Barend Mons
From Open Progress
Dr. Barend Mons (1957, The Netherlands) obtained his MSc. (1981, Cum Laude) and his PhD. (1986) at the University of Leiden, The Netherlands, majoring in Cell and Molecular Biology.
He then performed over a decade of fundamental research on the genetic differentiation of malaria parasites and he published over 45 peer reviewed scientific papers.
Much of this research was conducted in close partnership with colleagues from malaria-endemic (developing) countries.
Then Barend was invited to assist the European Commissions as a Seconded National Expert with the task to develop and support international scientific networks, again, especially with developing countries as partners. This is where he became intrigued by the opportunities and challenges of international and multilingual networking in the context of the emerging Web technologies. He founded one of the first electronic interactive communication systems for science networking with developing countries, SHARED for which he started to (co-)design thesaurus based concept extraction technologies in order to match across languages and jargon, with the Erasmus University of Rotterdam as the major partner. Meanwhile he had returned to the Netherlands and joined the Netherlands Organization for Scientific Research (The National research Council, NWO) as a senior adviser on International Health Research. He was one of the founders in 1999 of the company Collexis, commercializing the technology developed originally for SHARED. A major NWO project initiated by Barend and his colleagues is an International Research management system with multiple research councils called I-Research.
In 2002, Barend decided that he had spent enough time in science management and wanted to return to his real passion: research. At present, Barend is Associate Professor in Bio-Semantics at the Department of Medical Informatics, Erasmus Medical Center, University of Rotterdam and Senior Adviser to the Netherlands Organization of Scientific Research (NWO).

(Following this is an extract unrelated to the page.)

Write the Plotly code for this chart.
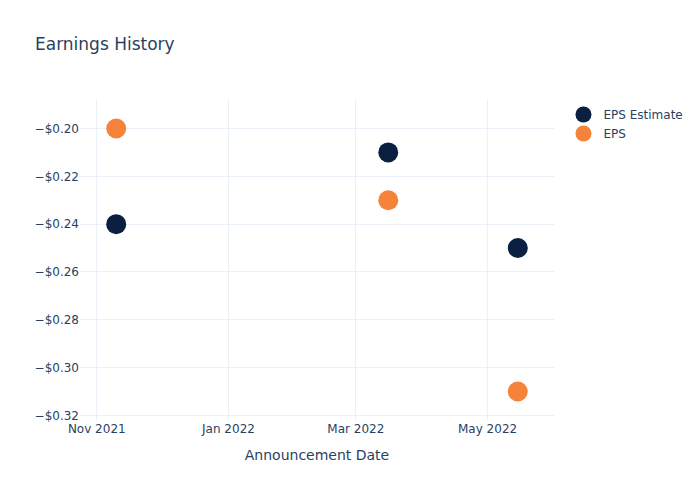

The Group in Rotterdam designs advanced systems for meta-analysis of large numbers of Scientific papers and other data-resources, such as data bases and annotations of molecules. The aim is to develop methods to master the exploding amounts of information generated by modern genomics and proteomics research and to enable in-silico experimentation. As a spin off, the technology is made available for commercialization on the one hand, but on the other hand, the University, in close collaboration with Collexis and NWO has arrangements in place to make the technology developed at the University and prepared for distribution by Collexis, available for Developing Countries under affordable conditions.